Key Takeaways and Next Steps
- R9 is the missing number behind many disappointing “CRI 80” high‑bay projects. It measures deep red rendering, which drives perceived freshness, brand accuracy, and inspection quality.
- You cannot infer R9 from CRI alone. Two CRI 80 fixtures can differ substantially in R9. Always demand explicit R9 values in LM‑79 or color reports.
- R9 comes with trade‑offs. Raising R9 into higher ranges often reduces efficacy to some extent. Use high‑R9 luminaires in targeted zones instead of everywhere.
- Application‑specific targets matter. Warehouses can live with low R9; food, retail, and QA zones often benefit from CRI ≥ 90 with elevated R9, supported by TM‑30 Rf/Rg.
- Documentation and standards are your allies. Use LM‑79‑19, ANSI C78.377, TM‑30, LM‑80/TM‑21, and DLC/energy code requirements to frame specs that balance quality and efficiency.
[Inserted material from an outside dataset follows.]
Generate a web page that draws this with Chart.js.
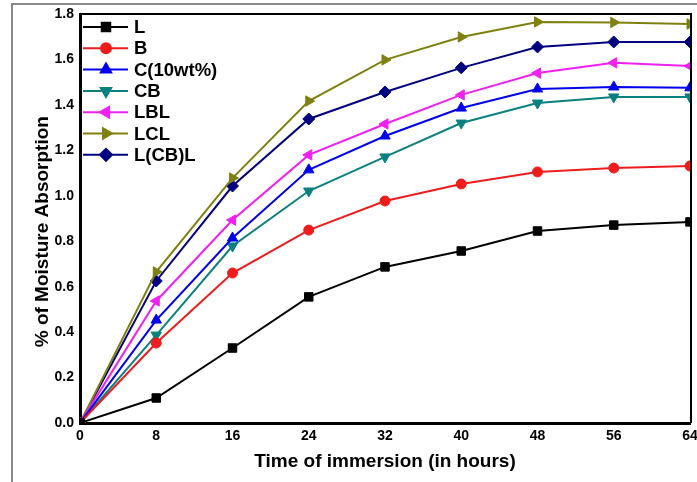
<!DOCTYPE html>
<html>
<head>
<meta charset="utf-8">
<script src="https://cdn.jsdelivr.net/npm/chart.js@4/dist/chart.umd.min.js"></script>
<style>
  body { margin: 0; background: #fff; }
  #wrap { width: 697px; height: 482px; }
</style>
</head>
<body>
<div id="wrap"><canvas id="myChart" width="697" height="482"></canvas></div>
<script>
// hours of immersion
const hours = [0, 8, 16, 24, 32, 40, 48, 56, 64];

// % moisture absorption
const seriesL = [0, 0.11, 0.33, 0.555, 0.687, 0.757, 0.845, 0.871, 0.885];
const seriesB = [0, 0.352, 0.66, 0.849, 0.977, 1.052, 1.105, 1.122, 1.131];
const seriesC = [0, 0.453, 0.814, 1.114, 1.263, 1.386, 1.47, 1.479, 1.475];
const seriesCB = [0, 0.387, 0.779, 1.021, 1.171, 1.32, 1.408, 1.435, 1.435];
const seriesLBL = [0, 0.537, 0.893, 1.18, 1.316, 1.444, 1.54, 1.585, 1.571];
const seriesLCL = [0, 0.665, 1.078, 1.417, 1.598, 1.699, 1.765, 1.763, 1.756];
const seriesLCBL = [0, 0.625, 1.043, 1.338, 1.457, 1.563, 1.655, 1.677, 1.677];

const seriesNames = ["L", "B", "C(10wt%)", "CB", "LBL", "LCL", "L(CB)L"];

Chart.defaults.font.family = "'Liberation Sans', Arial, sans-serif";
Chart.defaults.color = "#000";

function makeSet(name, values, color, style, rot, radius) {
    return {
        label: name,
        data: hours.map((h, i) => ({ x: h, y: values[i] })),
        borderColor: color,
        backgroundColor: color,
        borderWidth: 2,
        pointStyle: style,
        rotation: rot,
        pointRadius: radius,
        pointBorderWidth: 1,
        tension: 0,
    };
}

// grey frame around the figure + box around the plot
const framePlugin = {
    id: "frame",
    beforeDraw(chart) {
        const ctx = chart.ctx;
        ctx.save();
        ctx.strokeStyle = "#8a8a8a";
        ctx.lineWidth = 2;
        ctx.strokeRect(12, 4, 720, 520);
        ctx.restore();
    },
    afterDraw(chart) {
        const ctx = chart.ctx;
        const a = chart.chartArea;
        ctx.save();
        ctx.strokeStyle = "#000";
        ctx.lineWidth = 2;
        ctx.beginPath();
        ctx.moveTo(a.left, a.top);
        ctx.lineTo(a.right + 1, a.top);
        ctx.lineTo(a.right + 1, a.bottom);
        ctx.stroke();
        ctx.restore();
    },
};

// legend drawn inside the plot, line with marker in the middle
const insideLegend = {
    id: "insideLegend",
    afterDraw(chart) {
        const ctx = chart.ctx;
        ctx.save();
        chart.data.datasets.forEach((ds, i) => {
            const y = 27 + i * 21.3;
            ctx.strokeStyle = ds.borderColor;
            ctx.lineWidth = 2;
            ctx.beginPath();
            ctx.moveTo(83, y);
            ctx.lineTo(128, y);
            ctx.stroke();
            ctx.fillStyle = ds.backgroundColor;
            Chart.helpers.drawPoint(ctx, {
                pointStyle: ds.pointStyle,
                rotation: ds.rotation,
                radius: ds.pointRadius,
                borderWidth: 1,
            }, 106, y);
            ctx.fillStyle = "#000";
            ctx.font = "bold 18.5px 'Liberation Sans', Arial, sans-serif";
            ctx.textBaseline = "middle";
            ctx.fillText(ds.label, 134, y + 1);
        });
        ctx.restore();
    },
};

new Chart(document.getElementById("myChart"), {
    type: "line",
    data: {
        datasets: [
            makeSet(seriesNames[0], seriesL, "#000000", "rect", 0, 6),
            makeSet(seriesNames[1], seriesB, "#ee1c1c", "circle", 0, 5),
            makeSet(seriesNames[2], seriesC, "#0000ee", "triangle", 0, 6),
            makeSet(seriesNames[3], seriesCB, "#0b8080", "triangle", 180, 6),
            makeSet(seriesNames[4], seriesLBL, "#f020f0", "triangle", -90, 6),
            makeSet(seriesNames[5], seriesLCL, "#808010", "triangle", 90, 6),
            makeSet(seriesNames[6], seriesLCBL, "#000080", "rectRot", 0, 6),
        ],
    },
    options: {
        responsive: false,
        animation: false,
        layout: { padding: { left: 0, top: 14, right: -2, bottom: 0 } },
        plugins: {
            legend: { display: false },
            tooltip: { enabled: false },
        },
        scales: {
            x: {
                type: "linear",
                min: 0,
                max: 64,
                grid: { display: false, drawTicks: false },
                border: { display: true, color: "#000", width: 3 },
                ticks: {
                    stepSize: 8,
                    padding: 5,
                    maxRotation: 0,
                    font: { size: 14, weight: "bold" },
                },
                title: {
                    display: true,
                    text: "Time of immersion (in hours)",
                    font: { size: 19, weight: "bold" },
                    padding: { top: 0, bottom: 9 },
                },
                afterFit(scale) {
                    scale.height = 59;
                    scale.paddingLeft = 0;
                    scale.paddingRight = 0;
                },
            },
            y: {
                min: 0,
                max: 1.8,
                grid: { display: false, drawTicks: false },
                border: { display: true, color: "#000", width: 3 },
                ticks: {
                    stepSize: 0.2,
                    padding: 6,
                    font: { size: 14, weight: "bold" },
                    callback: (v) => v.toFixed(1),
                },
                title: {
                    display: true,
                    // trailing spaces push the text a little lower, as in the figure
                    text: "% of Moisture Absorption     ",
                    font: { size: 19, weight: "bold" },
                    padding: { top: 31, bottom: 0 },
                },
                afterFit(scale) {
                    scale.width = 80;
                    scale.paddingTop = 0;
                    scale.paddingBottom = 0;
                },
            },
        },
    },
    plugins: [framePlugin, insideLegend],
});
</script>
</body>
</html>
For upcoming warehouse, retail, or factory upgrades, involve your lighting supplier early to:
- Review LM‑79 and TM‑30 data for candidate high bays
- Define R9 targets by zone
- Run layouts with proper IES files and glare control
- Align product choices with DLC listing and local rebate programs
That combination of R9 awareness, solid documentation, and layout support is often what differentiates a basic LED swap from a truly reliable, bright, and visually accurate high‑bay lighting solution.
Safety & Compliance Disclaimer
Lighting choices affect worker safety, visual performance, and regulatory compliance. This article is for informational purposes only and does not replace professional engineering, electrical, or safety advice. Always consult qualified professionals and applicable standards (such as NFPA 70/NEC, local building codes, and IES/ASHRAE guidelines) before making design or installation decisions.